Hervé : on a fait les choses un peu à l’envers. C’est-à-dire qu’on a fait les chansons telles qu’on les jouait en live. Et ensuite on a eu après l’opportunité de placer des cordes avec une violoniste de talent. Vu qu’on a proposé ça à la fin, ça a ajouté une fraîcheur et une excitation qui ont relancé l’enregistrement. Pour le 2ème on est parti sur une base différente puisqu’on a chacun écrit des choses de notre côté, et on a partagé ces bribes de chanson quand on se rencontrait. Ça a donné une autre texture. Il y avait ce côté plus épuré, l’idée de se rapprocher de ce que moi j’appelle de la new wave, même si c’est pas de la new wave au sens où on l’entend en général. Il y a des textures de clavier plus présentes et on a des morceaux plus aérés, là où le 1er EP était plus dense.
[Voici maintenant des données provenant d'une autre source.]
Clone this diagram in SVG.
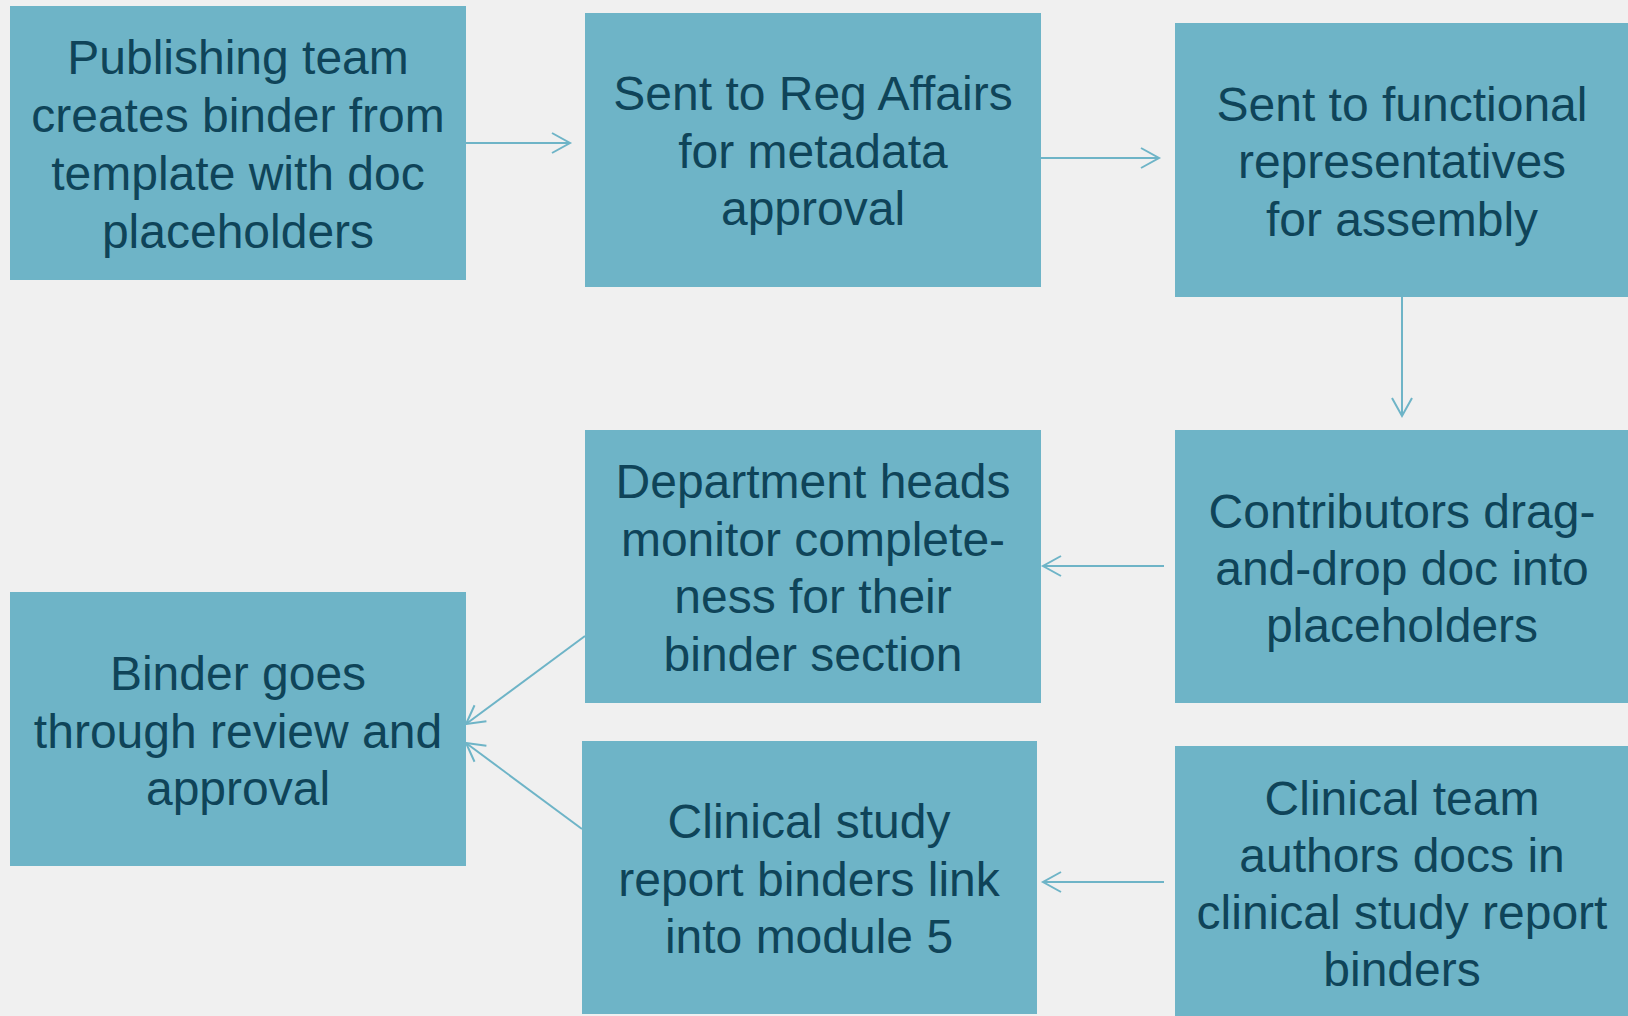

En même temps, et c’est ça qui est intéressant, on reconnaît votre son, votre identité musicale
Hervé : l’identité se fait de nature, par la formule, le trio, le concept.
Julien : et les voix puisqu’on se partage les lead avec Hervé. Et on avait encore une fois l’envie de mettre nos deux voix plus à égalité dans les chœurs. C’est pour ça que quand Hervé chante en lead, on m’entend vraiment bien derrière dans le mix. Et inversement. Et Bobby qui ajoute la sienne pour les chœurs, une cerise sur le gâteau !
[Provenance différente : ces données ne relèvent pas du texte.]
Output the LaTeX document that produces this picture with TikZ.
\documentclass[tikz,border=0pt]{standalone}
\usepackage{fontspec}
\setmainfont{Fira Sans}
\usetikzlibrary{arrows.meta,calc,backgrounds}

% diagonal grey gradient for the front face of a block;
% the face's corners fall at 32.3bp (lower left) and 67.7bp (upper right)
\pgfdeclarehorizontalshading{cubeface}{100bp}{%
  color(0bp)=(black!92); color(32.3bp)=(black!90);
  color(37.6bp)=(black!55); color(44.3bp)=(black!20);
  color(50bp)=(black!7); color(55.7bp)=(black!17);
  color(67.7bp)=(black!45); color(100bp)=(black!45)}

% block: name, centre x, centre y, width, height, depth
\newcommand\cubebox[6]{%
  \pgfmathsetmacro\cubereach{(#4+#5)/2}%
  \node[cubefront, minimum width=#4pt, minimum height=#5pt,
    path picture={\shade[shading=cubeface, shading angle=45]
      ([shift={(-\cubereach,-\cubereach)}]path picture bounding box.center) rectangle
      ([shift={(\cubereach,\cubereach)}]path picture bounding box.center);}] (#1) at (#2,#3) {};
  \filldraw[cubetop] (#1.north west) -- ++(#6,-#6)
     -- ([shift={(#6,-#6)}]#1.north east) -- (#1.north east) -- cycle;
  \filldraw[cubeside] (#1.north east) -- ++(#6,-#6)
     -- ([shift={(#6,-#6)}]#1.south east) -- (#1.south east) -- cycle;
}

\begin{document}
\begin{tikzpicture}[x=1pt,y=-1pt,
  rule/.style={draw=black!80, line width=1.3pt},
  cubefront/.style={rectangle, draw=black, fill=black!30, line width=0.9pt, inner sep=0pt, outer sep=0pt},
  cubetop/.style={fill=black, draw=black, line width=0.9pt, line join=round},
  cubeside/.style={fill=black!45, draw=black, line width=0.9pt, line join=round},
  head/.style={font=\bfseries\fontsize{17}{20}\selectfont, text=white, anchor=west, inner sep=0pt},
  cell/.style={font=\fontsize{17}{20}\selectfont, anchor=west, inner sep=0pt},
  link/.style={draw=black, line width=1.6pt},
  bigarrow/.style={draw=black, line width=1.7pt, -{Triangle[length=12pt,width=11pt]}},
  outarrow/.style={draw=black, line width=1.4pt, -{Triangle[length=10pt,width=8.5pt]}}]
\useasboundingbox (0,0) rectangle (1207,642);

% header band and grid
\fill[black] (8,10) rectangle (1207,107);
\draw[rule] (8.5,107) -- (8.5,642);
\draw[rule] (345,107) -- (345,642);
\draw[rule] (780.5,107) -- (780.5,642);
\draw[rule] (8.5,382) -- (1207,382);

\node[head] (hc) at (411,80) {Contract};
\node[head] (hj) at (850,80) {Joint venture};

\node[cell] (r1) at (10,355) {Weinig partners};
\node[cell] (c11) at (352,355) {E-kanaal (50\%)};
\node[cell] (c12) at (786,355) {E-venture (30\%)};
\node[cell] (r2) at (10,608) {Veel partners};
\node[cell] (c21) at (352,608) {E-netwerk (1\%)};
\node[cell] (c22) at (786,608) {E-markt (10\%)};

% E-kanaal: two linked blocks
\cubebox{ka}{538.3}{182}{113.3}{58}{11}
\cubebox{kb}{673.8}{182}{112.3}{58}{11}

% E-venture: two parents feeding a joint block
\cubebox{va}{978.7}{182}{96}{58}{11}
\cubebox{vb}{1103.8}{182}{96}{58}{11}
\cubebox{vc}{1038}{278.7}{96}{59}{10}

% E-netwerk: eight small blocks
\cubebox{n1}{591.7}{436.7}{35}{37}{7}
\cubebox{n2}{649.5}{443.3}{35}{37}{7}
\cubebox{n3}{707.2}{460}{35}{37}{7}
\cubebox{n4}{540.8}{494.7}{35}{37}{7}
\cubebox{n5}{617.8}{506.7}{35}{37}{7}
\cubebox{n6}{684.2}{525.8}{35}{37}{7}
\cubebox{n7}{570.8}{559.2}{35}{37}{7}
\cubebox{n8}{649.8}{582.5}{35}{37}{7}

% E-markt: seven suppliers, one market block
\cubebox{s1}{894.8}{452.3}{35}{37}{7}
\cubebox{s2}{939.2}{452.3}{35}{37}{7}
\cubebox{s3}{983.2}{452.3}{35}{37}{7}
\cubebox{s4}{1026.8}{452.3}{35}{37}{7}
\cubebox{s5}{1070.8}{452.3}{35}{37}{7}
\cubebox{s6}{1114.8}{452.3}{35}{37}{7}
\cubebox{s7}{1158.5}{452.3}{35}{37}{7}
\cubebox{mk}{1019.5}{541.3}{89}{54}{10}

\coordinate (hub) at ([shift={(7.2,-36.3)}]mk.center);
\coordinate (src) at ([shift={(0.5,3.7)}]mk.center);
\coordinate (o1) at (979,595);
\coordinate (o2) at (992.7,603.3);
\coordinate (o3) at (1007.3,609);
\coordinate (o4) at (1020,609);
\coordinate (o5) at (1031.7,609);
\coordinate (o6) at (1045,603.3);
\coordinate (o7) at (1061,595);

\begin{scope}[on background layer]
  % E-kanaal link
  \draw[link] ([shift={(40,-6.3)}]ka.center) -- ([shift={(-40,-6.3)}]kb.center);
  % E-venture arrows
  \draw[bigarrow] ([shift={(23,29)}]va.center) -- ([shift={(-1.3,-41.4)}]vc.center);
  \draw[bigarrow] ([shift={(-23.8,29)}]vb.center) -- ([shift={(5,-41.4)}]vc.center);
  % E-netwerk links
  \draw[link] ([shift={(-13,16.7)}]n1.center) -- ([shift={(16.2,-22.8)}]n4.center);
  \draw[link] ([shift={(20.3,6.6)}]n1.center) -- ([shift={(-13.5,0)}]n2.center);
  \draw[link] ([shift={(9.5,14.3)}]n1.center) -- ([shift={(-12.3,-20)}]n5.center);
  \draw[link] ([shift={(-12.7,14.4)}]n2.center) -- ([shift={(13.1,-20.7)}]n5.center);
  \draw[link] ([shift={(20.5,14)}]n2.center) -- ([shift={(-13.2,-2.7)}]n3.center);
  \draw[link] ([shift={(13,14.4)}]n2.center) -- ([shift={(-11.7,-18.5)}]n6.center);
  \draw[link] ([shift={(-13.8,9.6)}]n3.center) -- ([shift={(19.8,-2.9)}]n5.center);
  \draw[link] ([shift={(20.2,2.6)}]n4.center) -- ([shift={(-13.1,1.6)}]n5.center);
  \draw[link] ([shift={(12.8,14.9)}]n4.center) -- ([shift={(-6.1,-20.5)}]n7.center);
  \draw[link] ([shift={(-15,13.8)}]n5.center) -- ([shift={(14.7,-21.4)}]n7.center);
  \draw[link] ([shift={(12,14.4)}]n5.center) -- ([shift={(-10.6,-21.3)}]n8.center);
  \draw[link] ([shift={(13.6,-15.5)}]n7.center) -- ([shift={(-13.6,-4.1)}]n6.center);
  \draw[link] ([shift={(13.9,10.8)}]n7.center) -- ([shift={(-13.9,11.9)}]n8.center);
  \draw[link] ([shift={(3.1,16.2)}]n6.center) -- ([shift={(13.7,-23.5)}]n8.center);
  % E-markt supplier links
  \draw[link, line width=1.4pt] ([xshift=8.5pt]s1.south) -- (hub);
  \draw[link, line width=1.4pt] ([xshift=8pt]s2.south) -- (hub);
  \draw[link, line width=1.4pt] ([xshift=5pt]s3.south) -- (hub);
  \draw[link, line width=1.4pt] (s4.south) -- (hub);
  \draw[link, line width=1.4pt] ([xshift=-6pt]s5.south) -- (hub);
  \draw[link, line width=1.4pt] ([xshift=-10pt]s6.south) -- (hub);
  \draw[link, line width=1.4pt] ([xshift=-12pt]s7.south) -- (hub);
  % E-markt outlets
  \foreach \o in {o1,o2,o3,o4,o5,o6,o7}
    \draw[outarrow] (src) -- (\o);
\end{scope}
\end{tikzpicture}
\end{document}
Et pour les paroles, comment ça se passe ? Chacun écrit pour son morceau ?
Hervé : en général, le chant lead écrit le texte qu’il va interpréter. Parce que c’est plus aisé de chanter quelque chose que tu vas incarner ! Pour pouvoir s’imprégner d’un univers dans l’interprétation.
Julien : un peu comme Lennon et McCartney ! (Rires) En même temps, on se complète vraiment. Regarde, moi ce que j’aime bien avec le 1er EP, c’est qu’on ne se rappelle plus qui a apporté quoi. C’était plus un patchwork qu’avec “Ocean of Days”.
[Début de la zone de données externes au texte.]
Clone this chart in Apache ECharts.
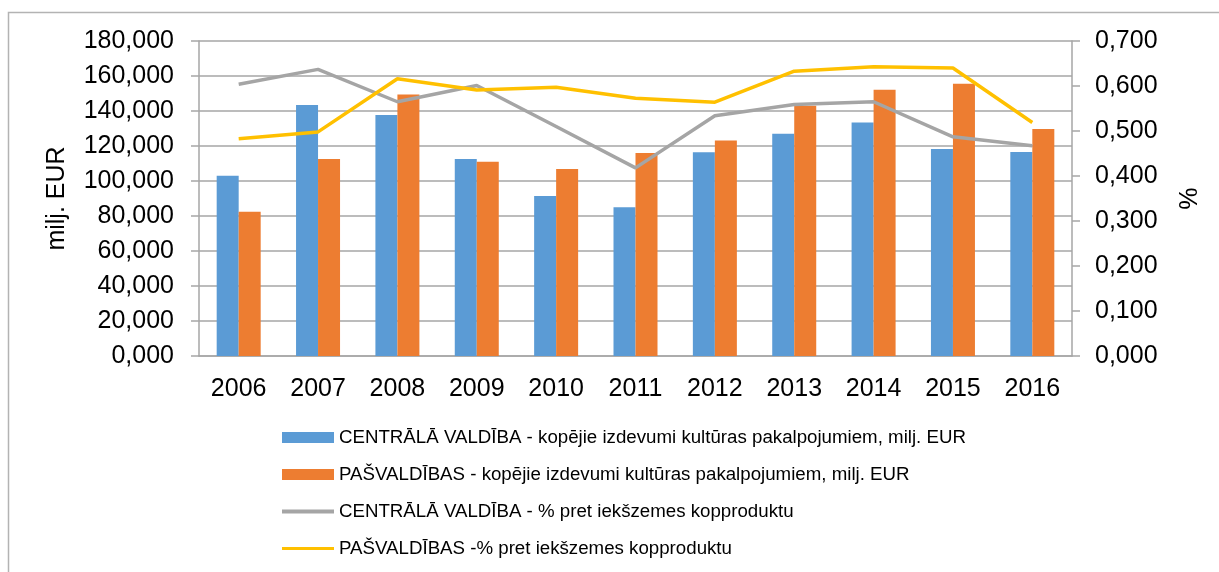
<!DOCTYPE html>
<html>
<head>
<meta charset="utf-8">
<script src="https://cdn.jsdelivr.net/npm/echarts@6/dist/echarts.min.js"></script>
<style>
  html, body { margin: 0; padding: 0; background: #fff; }
  #chart { width: 1219px; height: 572px; }
</style>
</head>
<body>
<div id="chart"></div>
<script>
const years = ['2006', '2007', '2008', '2009', '2010', '2011', '2012', '2013', '2014', '2015', '2016']

// milj. EUR
const centralSpend = [103.0, 143.4, 137.7, 112.6, 91.4, 85.0, 116.4, 127.0, 133.5, 118.3, 116.6]
const localSpend = [82.5, 112.6, 149.5, 111.0, 106.9, 116.0, 123.2, 143.0, 152.2, 155.6, 129.7]

// % pret IKP
const centralPct = [0.604, 0.637, 0.565, 0.601, 0.510, 0.418, 0.534, 0.559, 0.565, 0.487, 0.467]
const localPct = [0.483, 0.498, 0.616, 0.591, 0.597, 0.573, 0.564, 0.633, 0.643, 0.640, 0.519]

const names = [
  'CENTRĀLĀ VALDĪBA - kopējie izdevumi kultūras pakalpojumiem, milj. EUR',
  'PAŠVALDĪBAS - kopējie izdevumi kultūras pakalpojumiem, milj. EUR',
  'CENTRĀLĀ VALDĪBA - % pret iekšzemes kopproduktu',
  'PAŠVALDĪBAS -% pret iekšzemes kopproduktu'
]

const font = 'Liberation Sans, Arial, sans-serif'
const axisGray = '#a6a6a6'
const fmt = v => v.toFixed(3).replace('.', ',')

// thin band icons for the line series (zero-size subpaths keep the 52x11 box)
const thickLine = 'path://M0,0L0.01,0L0.01,0.01Z M0,3.5L52,3.5L52,7.5L0,7.5Z M51.99,11L52,11L52,10.99Z'
const thinLine = 'path://M0,0L0.01,0L0.01,0.01Z M0,4L52,4L52,7L0,7Z M51.99,11L52,11L52,10.99Z'

const chart = echarts.init(document.getElementById('chart'))

chart.setOption({
  animation: false,
  textStyle: { fontFamily: font, color: '#000' },
  graphic: [{
    type: 'rect',
    shape: { x: 8.5, y: 12.5, width: 1400, height: 800 },
    style: { fill: 'none', stroke: '#b3b3b3', lineWidth: 1.5 },
    silent: true
  }],
  grid: { left: 199, right: 147, top: 41, bottom: 216 },
  legend: {
    orient: 'vertical',
    left: 277,
    top: 423,
    itemGap: 18,
    itemWidth: 52,
    itemHeight: 11,
    textStyle: { fontFamily: font, fontSize: 18.7, color: '#000' },
    data: [
      { name: names[0], icon: 'rect' },
      { name: names[1], icon: 'rect' },
      { name: names[2], icon: thickLine },
      { name: names[3], icon: thinLine }
    ]
  },
  xAxis: {
    type: 'category',
    data: years,
    axisLine: { lineStyle: { color: axisGray, width: 1.5 } },
    axisTick: { length: 7, lineStyle: { color: axisGray, width: 1.5 } },
    axisLabel: { fontSize: 25, color: '#000', margin: 21 }
  },
  yAxis: [
    {
      type: 'value',
      min: 0, max: 180, interval: 20,
      name: 'milj. EUR',
      nameLocation: 'middle',
      nameRotate: 90,
      nameGap: 129,
      nameTextStyle: { fontSize: 25, color: '#000' },
      axisLine: { show: true, lineStyle: { color: axisGray, width: 1.5 } },
      axisTick: { show: true, length: 8, lineStyle: { color: axisGray, width: 1.5 } },
      splitLine: { lineStyle: { color: axisGray, width: 1.5 } },
      axisLabel: { fontSize: 25, color: '#000', margin: 25, formatter: fmt }
    },
    {
      type: 'value',
      min: 0, max: 0.7, interval: 0.1,
      name: '%',
      nameLocation: 'middle',
      nameRotate: -90,
      nameGap: 101,
      nameTextStyle: { fontSize: 25, color: '#000' },
      axisLine: { show: true, lineStyle: { color: axisGray, width: 1.5 } },
      axisTick: { show: true, length: 8, lineStyle: { color: axisGray, width: 1.5 } },
      splitLine: { show: false },
      axisLabel: { fontSize: 25, color: '#000', margin: 23, formatter: fmt }
    }
  ],
  series: [
    {
      name: names[0],
      type: 'bar',
      barWidth: 22,
      barGap: '0%',
      itemStyle: { color: '#5b9bd5' },
      data: centralSpend
    },
    {
      name: names[1],
      type: 'bar',
      barWidth: 22,
      itemStyle: { color: '#ed7d31' },
      data: localSpend
    },
    {
      name: names[2],
      type: 'line',
      yAxisIndex: 1,
      symbol: 'none',
      lineStyle: { color: '#a5a5a5', width: 3.5 },
      itemStyle: { color: '#a5a5a5' },
      z: 5,
      data: centralPct
    },
    {
      name: names[3],
      type: 'line',
      yAxisIndex: 1,
      symbol: 'none',
      lineStyle: { color: '#ffc000', width: 3.5 },
      itemStyle: { color: '#ffc000' },
      z: 5,
      data: localPct
    }
  ]
})
</script>
</body>
</html>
Les inspirations justement : Arcade Fire par exemple, est-ce que c’est flatteur ou gênant ?
Julien : moi je les ai découverts après avoir enregistré, grâce à Hervé ! Je n’arrivais pas à entrer dedans, mais il m’a conseillé des morceaux qui m’ont mis une claque. Donc oui, c’est évident, ils ont été tellement importants. J’écoute Sigur RÒs, il y a eu aussi avec Dove, tout un ensemble de groupes qui ont amené des Coldplay et plein de choses comme ça.
Hervé : Arcade Fire, ils ont réussi à amener des éléments d’enregistrement, de structure, d’arrangements qui ont été tellement repris qu’ils sont devenus des classiques. Pour moi c’est un groupe beaucoup plus précurseur que ce qu’il n’y paraît. Il y a aussi REM.
Et ce qui reste à la fin, ce sont quand même des morceaux qu’on imagine autant repris en chœur dans des stades que joués simplement à la guitare acoustique !
Mathieu : c’est ça le truc, il faut que la chanson marche avec rien.
Hervé : le principe de base c’est essayer d’avoir une belle structure pour pouvoir, comme tu disais, la jouer seul avec une guitare. Et avec January Sons on n’a pas eu peur de se confronter avec des chansons un peu “fleuves”, au sens populaire, avec des refrains, des chœurs, enrobées et en même temps ce côté “indé” qu’on veut garder. Malgré tout, ce n’est pas évident de se confronter à ça, parce que la limite est très mince avec le côté commercial, très pompeux, U2 quoi, mais c’est nous. Arcade Fire et REM en sont pour moi les parfaits exemples, ils réussissent à avoir une intégrité artistique tout en proposant quelque chose qui soit accessible à tout le monde.